Saved entries
-----
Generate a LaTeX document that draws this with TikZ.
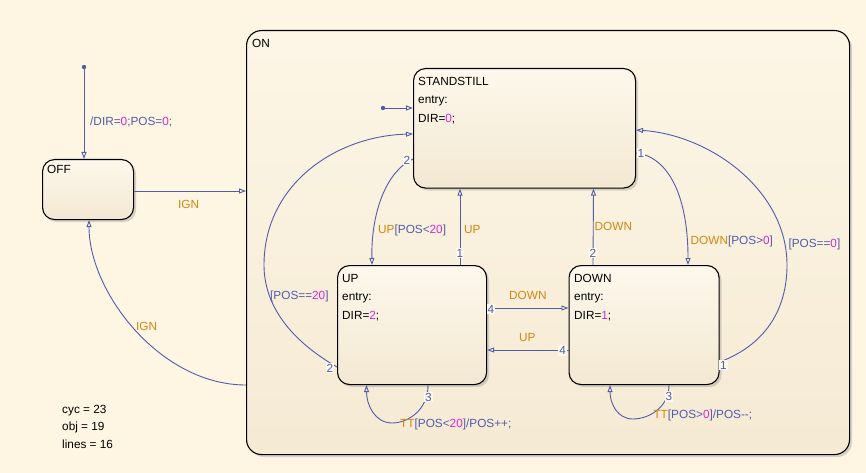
\documentclass[tikz,border=0pt]{standalone}
\usepackage{fontspec}
\setmainfont{Liberation Sans}
\usetikzlibrary{arrows.meta,shadows,calc}
\definecolor{bg}{RGB}{254,245,226}
\definecolor{boxtop}{RGB}{253,248,236}
\definecolor{boxbot}{RGB}{243,232,210}
\definecolor{ontop}{RGB}{253,246,230}
\definecolor{onbot}{RGB}{245,234,212}
\definecolor{ln}{RGB}{82,92,168}
\definecolor{evc}{RGB}{210,135,15}
\definecolor{nmc}{RGB}{218,40,200}
\newcommand{\evt}[1]{\textcolor{evc}{#1}}
\newcommand{\nmb}[1]{\textcolor{nmc}{#1}}
\begin{document}
\begin{tikzpicture}[x=1pt,y=-1pt,
  font=\fontsize{11.8}{14}\selectfont,
  statebox/.style={draw=black, line width=1.1pt, rounded corners=12pt,
    top color=boxtop, bottom color=boxbot, anchor=north west, inner sep=0pt,
    drop shadow={shadow xshift=2.5pt, shadow yshift=-2.5pt, opacity=0.3}},
  txt/.style={anchor=base west, inner sep=0pt},
  lbl/.style={anchor=west, inner sep=0pt, text height=8.5pt, text depth=0pt, text=ln},
  num/.style={inner sep=1pt, text height=8.5pt, text depth=0pt, text=ln, fill=boxtop},
  tr/.style={draw=ln, line width=0.9pt, -{Triangle[open,length=7pt,width=5pt]}},
  ln0/.style={draw=ln, line width=0.9pt},
  ]
\fill[bg] (0,0) rectangle (866,473);
\useasboundingbox (0,0) rectangle (866,473);

% superstate ON
\node[statebox, rounded corners=15pt, top color=ontop, bottom color=onbot,
  minimum width=603pt, minimum height=424pt] (on) at (246,30) {};
\node[txt] (onname) at (252,47.5) {ON};

% states
\node[statebox, minimum width=91pt, minimum height=60pt] (off) at (42,159) {};
\node[txt] (offname) at (47,174) {OFF};

\node[statebox, minimum width=222pt, minimum height=119.5pt] (st) at (413,68) {};
\node[txt] (stname) at (418,85.5) {STANDSTILL};
\node[txt] (stentry) at (418,104) {entry:};
\node[txt] (stdir) at (418,122.7) {DIR=\nmb{0};};

\node[statebox, minimum width=149pt, minimum height=119pt] (up) at (337,265) {};
\node[txt] (upname) at (342,282.5) {UP};
\node[txt] (upentry) at (342,300.5) {entry:};
\node[txt] (updir) at (342,319) {DIR=\nmb{2};};

\node[statebox, minimum width=150pt, minimum height=119pt] (down) at (568.5,265) {};
\node[txt] (downname) at (574,282.5) {DOWN};
\node[txt] (downentry) at (574,300.5) {entry:};
\node[txt] (downdir) at (574,319) {DIR=\nmb{1};};

% default transitions
\coordinate (dotoff) at (84,67);
\fill[ln] (dotoff) circle (2.2);
\draw[tr] (dotoff) -- ($(off.north west)+(42,0)$);
\node[lbl] (deflbl) at (90,121) {/DIR=\nmb{0};POS=\nmb{0};};

\coordinate (dotst) at (383,108);
\fill[ln] (dotst) circle (2.2);
\draw[tr] (dotst) -- ($(st.north west)+(0,40)$);

% OFF -> ON
\draw[tr] ($(off.north east)+(0,32)$) -- ($(on.north west)+(0,161)$);
\node[lbl, text=evc] (ign1) at (178,204) {IGN};

% ON -> OFF
\draw[tr] ($(on.north west)+(0,355)$) .. controls (160,385) and (89,292) .. ($(off.south west)+(47,0)$);
\node[lbl, text=evc] (ign2) at (136,326) {IGN};

% UP -> STANDSTILL
\draw[tr] ($(up.north west)+(123,0)$) -- ($(st.south west)+(47,0)$);
\node[num] (n1) at (460,253) {1};
\node[lbl, text=evc] (l1) at (464,229) {UP};

% STANDSTILL -> UP
\draw[tr] ($(st.north west)+(0,91)$) .. controls (385,172) and (371,215) .. ($(up.north west)+(35,0)$);
\node[num] (n2) at (407,160) {2};
\node[lbl] (l2) at (378,229) {\evt{UP}[POS<\nmb{20}]};

% UP -> STANDSTILL [POS==20]
\draw[tr] ($(up.north west)+(0,102)$) .. controls (290,340) and (264,305) .. (264,265)
  .. controls (264,185) and (335,136) .. ($(st.north west)+(0,66)$);
\node[num] (n3) at (330,368) {2};
\node[lbl] (l3) at (270,295) {[POS==\nmb{20}]};

% STANDSTILL -> DOWN
\draw[tr] ($(st.north east)+(0,85)$) .. controls (665,156) and (688,190) .. ($(down.north west)+(119.5,0)$);
\node[num] (n4) at (641,153) {1};
\node[lbl] (l4) at (690.5,240.7) {\evt{DOWN}[POS>\nmb{0}]};

% DOWN -> STANDSTILL
\draw[tr] ($(down.north west)+(24.5,0)$) -- ($(st.south west)+(180.5,0)$);
\node[num] (n5) at (593,253) {2};
\node[lbl, text=evc] (l5) at (594.5,226.7) {DOWN};

% DOWN -> STANDSTILL [POS==0]
\draw[tr] ($(down.north east)+(0,97)$) .. controls (765,345) and (787,310) .. (787,265)
  .. controls (787,190) and (710,135) .. ($(st.north east)+(0,62)$);
\node[num] (n6) at (723.5,365) {1};
\node[lbl] (l6) at (788.3,243.3) {[POS==\nmb{0}]};

% UP -> DOWN
\draw[tr] ($(up.north east)+(0,43)$) -- ($(down.north west)+(0,43)$);
\node[num] (n7) at (491,309) {4};
\node[lbl, text=evc] (l7) at (509,295.7) {DOWN};

% DOWN -> UP
\draw[tr] ($(down.north west)+(0,85)$) -- ($(up.north east)+(0,85)$);
\node[num] (n8) at (562.7,350.5) {4};
\node[lbl, text=evc] (l8) at (519,337) {UP};

% UP self loop
\draw[tr] ($(up.south west)+(91,0)$) .. controls (428,410) and (408,423) .. (392,423)
  .. controls (375,423) and (366.5,405) .. ($(up.south west)+(29.5,0)$);
\node[num] (n9) at (428.5,397) {3};
\node[lbl] (l9) at (400,423.3) {\evt{TT}[POS<\nmb{20}]/POS++;};

% DOWN self loop
\draw[tr] ($(down.south west)+(100.5,0)$) .. controls (669,408) and (648,419) .. (633,419)
  .. controls (617,419) and (610,403) .. ($(down.south west)+(41.5,0)$);
\node[num] (n10) at (669,396.7) {3};
\node[lbl] (l10) at (653.3,414) {\evt{TT}[POS>\nmb{0}]/POS-{}-;};

% stats
\node[txt] (cyc) at (62,413.3) {cyc = 23};
\node[txt] (obj) at (62,430.7) {obj = 19};
\node[txt] (lines) at (62,448.3) {lines = 16};
\end{tikzpicture}
\end{document}
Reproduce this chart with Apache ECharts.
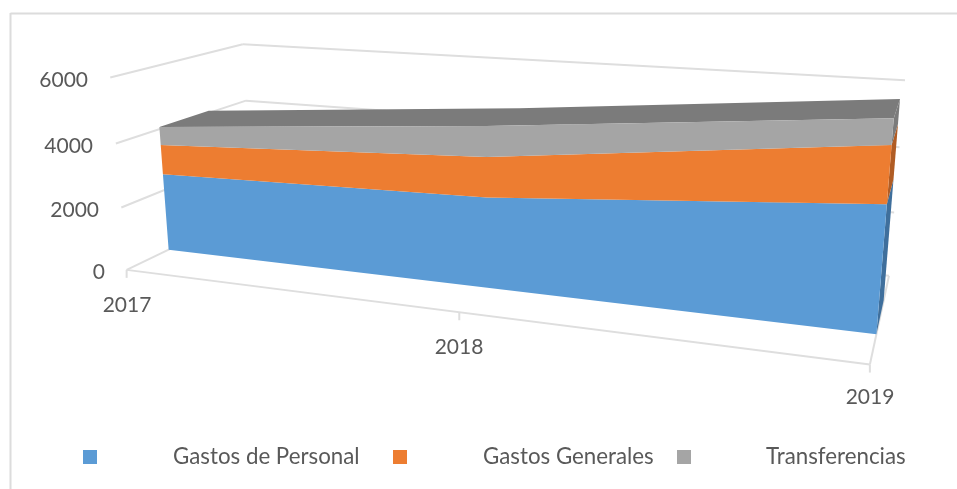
<!DOCTYPE html>
<html><head><meta charset="utf-8">
<style>html,body{margin:0;padding:0;background:#fff}#c{width:957px;height:489px}</style>
<script src="https://cdn.jsdelivr.net/npm/echarts@6/dist/echarts.min.js"></script>
</head><body><div id="c"></div>
<script>
const categories=['2017','2018','2019'];
const yTicks=[0,2000,4000,6000];
const yMax=6000;
const gastosPersonal=[2530,2760,3590];
const gastosGenerales=[950,1210,1570];
const transferencias=[590,910,700];

const cal=[[0,0,0,127,271],[0,1,0,110,77],[0,0,1,252,208],[0,1,1,243,45],[1,0,1,889,277],[1,1,1,905,80],[1,0,0,870,363],[.5,0,0,459,313]];
function solve(A,b){const n=b.length;const M=A.map((r,i)=>[...r,b[i]]);for(let i=0;i<n;i++){let p=i;for(let k=i+1;k<n;k++)if(Math.abs(M[k][i])>Math.abs(M[p][i]))p=k;[M[i],M[p]]=[M[p],M[i]];for(let k=0;k<n;k++){if(k===i)continue;const f=M[k][i]/M[i][i];for(let j=i;j<=n;j++)M[k][j]-=f*M[i][j];}}return M.map((r,i)=>r[n]/r[i]);}
const rows=[],rhs=[];cal.forEach(([u,w,z,X,Y])=>{rows.push([u,w,z,1,0,0,0,0,-X*u,-X*w,-X*z]);rhs.push(X);rows.push([0,0,0,0,u,w,z,1,-Y*u,-Y*w,-Y*z]);rhs.push(Y);});
const AtA=Array.from({length:11},(_,i)=>Array.from({length:11},(_,j)=>rows.reduce((s,r)=>s+r[i]*r[j],0)));
const Atb=Array.from({length:11},(_,i)=>rows.reduce((s,r,k)=>s+r[i]*rhs[k],0));
const P=solve(AtA,Atb);
function proj(u,w,z){const d=P[8]*u+P[9]*w+P[10]*z+1;return [(P[0]*u+P[1]*w+P[2]*z+P[3])/d,(P[4]*u+P[5]*w+P[6]*z+P[7])/d];}
const Z0=.30,Z1=.68;

const W=957,H=489;
function pt(api,i,v,z){const c=api.coord([i,v]);return proj(c[0]/W,(H-c[1])/H,z);}
const layers=[gastosPersonal,gastosGenerales,transferencias];
const cum=(k,i)=>layers.slice(0,k).reduce((s,a)=>s+a[i],0);
const names=['Gastos de Personal','Gastos Generales','Transferencias'];
const colors=['#5b9bd5','#ed7d31','#a5a5a5'];
const sides=['#3f6f9c','#b05c24','#7b7b7b'];
const lineColor='#dedede',textColor='#595959',font='Lato';
function line(a,b){return {type:'line',shape:{x1:a[0],y1:a[1],x2:b[0],y2:b[1]},style:{stroke:lineColor,lineWidth:2}};}
function gridItem(p,api){
  const out=[];
  yTicks.forEach(v=>{
    out.push(line(pt(api,0,v,0),pt(api,0,v,1)));
    out.push(line(pt(api,0,v,1),pt(api,2,v,1)));
  });
  out.push(line(pt(api,0,0,0),pt(api,2,0,0)));
  out.push(line(pt(api,2,0,0),pt(api,2,0,1)));
  categories.forEach((c,i)=>{const a=pt(api,i,0,0);out.push(line(a,[a[0],a[1]+8]));});
  return {type:'group',children:out};
}
function stackItem(k){return function(p,api){
  if(p.dataIndex!==0)return null;
  const n=categories.length,out=[];
  const top=[],bot=[],topB=[];
  for(let i=0;i<n;i++){top.push(pt(api,i,cum(k+1,i),Z0));bot.push(pt(api,i,cum(k,i),Z0));topB.push(pt(api,i,cum(k+1,i),Z1));}
  const last=n-1;
  out.push({type:'polygon',shape:{points:[top[last],topB[last],pt(api,last,cum(k,last),Z1),bot[last]]},style:{fill:sides[k]}});
  if(k===layers.length-1)out.push({type:'polygon',shape:{points:[...top,...topB.slice().reverse()]},style:{fill:'#7b7b7b'}});
  out.push({type:'polygon',shape:{points:[...top,...bot.slice().reverse()]},style:{fill:colors[k]}});
  return {type:'group',children:out};
};}
const yLabelPos=[[105,272],[99,210],[93,146],[88,80]];
const xLabelPos=[[127,305],[459,347],[870,397]];
const chart=echarts.init(document.getElementById('c'));
chart.setOption({
  animation:false,
  grid:{left:0,right:0,top:0,bottom:0},
  xAxis:{type:'category',data:categories,boundaryGap:false,show:false},
  yAxis:{type:'value',min:0,max:yMax,interval:2000,show:false},
  graphic:[
    {type:'line',shape:{x1:10.5,y1:13.5,x2:957,y2:13.5},style:{stroke:'#dcdcdc',lineWidth:2}},
    {type:'line',shape:{x1:10.5,y1:13,x2:10.5,y2:489},style:{stroke:'#dcdcdc',lineWidth:2}}
  ],
  legend:names.map((n,i)=>({data:[n],left:[83,393,677][i],top:442,padding:[4,0,0,0],icon:'rect',itemWidth:14,itemHeight:14,
    textStyle:{color:textColor,fontFamily:font,fontSize:22.3,padding:[0,0,0,[71,71,70][i]]}})),
  series:[
    {type:'custom',name:'grid',silent:true,data:[0],renderItem:gridItem,z:1,clip:false},
    ...names.map((n,k)=>({type:'custom',name:n,itemStyle:{color:colors[k]},data:layers[k].map((v,i)=>[i,v]),renderItem:stackItem(k),z:2+k,clip:false})),
    {type:'custom',name:'labels',silent:true,data:[0],z:9,renderItem:function(p,api){
      const ch=[];
      yTicks.forEach((v,i)=>{const y=yLabelPos[i];ch.push({type:'text',style:{text:String(v),x:y[0],y:y[1],align:'right',verticalAlign:'middle',fill:textColor,font:'21px '+font}});});
      categories.forEach((c,i)=>{const y=xLabelPos[i];ch.push({type:'text',style:{text:c,x:y[0],y:y[1],align:'center',verticalAlign:'middle',fill:textColor,font:'21px '+font}});});
      return {type:'group',children:ch};
    }}
  ]
});
</script></body></html>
-----
SHORT EXERCISE:
Any pictures should be left out. Reproduce every line from the one holding "Reproduce this chart with Apache ECharts." down to the one holding "const Z0=.30,Z1=.68;", both of those lines included.

WORKED ANSWER:
Reproduce this chart with Apache ECharts.
<!DOCTYPE html>
<html><head><meta charset="utf-8">
<style>html,body{margin:0;padding:0;background:#fff}#c{width:957px;height:489px}</style>
<script src="https://cdn.jsdelivr.net/npm/echarts@6/dist/echarts.min.js"></script>
</head><body><div id="c"></div>
<script>
const categories=['2017','2018','2019'];
const yTicks=[0,2000,4000,6000];
const yMax=6000;
const gastosPersonal=[2530,2760,3590];
const gastosGenerales=[950,1210,1570];
const transferencias=[590,910,700];

const cal=[[0,0,0,127,271],[0,1,0,110,77],[0,0,1,252,208],[0,1,1,243,45],[1,0,1,889,277],[1,1,1,905,80],[1,0,0,870,363],[.5,0,0,459,313]];
function solve(A,b){const n=b.length;const M=A.map((r,i)=>[...r,b[i]]);for(let i=0;i<n;i++){let p=i;for(let k=i+1;k<n;k++)if(Math.abs(M[k][i])>Math.abs(M[p][i]))p=k;[M[i],M[p]]=[M[p],M[i]];for(let k=0;k<n;k++){if(k===i)continue;const f=M[k][i]/M[i][i];for(let j=i;j<=n;j++)M[k][j]-=f*M[i][j];}}return M.map((r,i)=>r[n]/r[i]);}
const rows=[],rhs=[];cal.forEach(([u,w,z,X,Y])=>{rows.push([u,w,z,1,0,0,0,0,-X*u,-X*w,-X*z]);rhs.push(X);rows.push([0,0,0,0,u,w,z,1,-Y*u,-Y*w,-Y*z]);rhs.push(Y);});
const AtA=Array.from({length:11},(_,i)=>Array.from({length:11},(_,j)=>rows.reduce((s,r)=>s+r[i]*r[j],0)));
const Atb=Array.from({length:11},(_,i)=>rows.reduce((s,r,k)=>s+r[i]*rhs[k],0));
const P=solve(AtA,Atb);
function proj(u,w,z){const d=P[8]*u+P[9]*w+P[10]*z+1;return [(P[0]*u+P[1]*w+P[2]*z+P[3])/d,(P[4]*u+P[5]*w+P[6]*z+P[7])/d];}
const Z0=.30,Z1=.68;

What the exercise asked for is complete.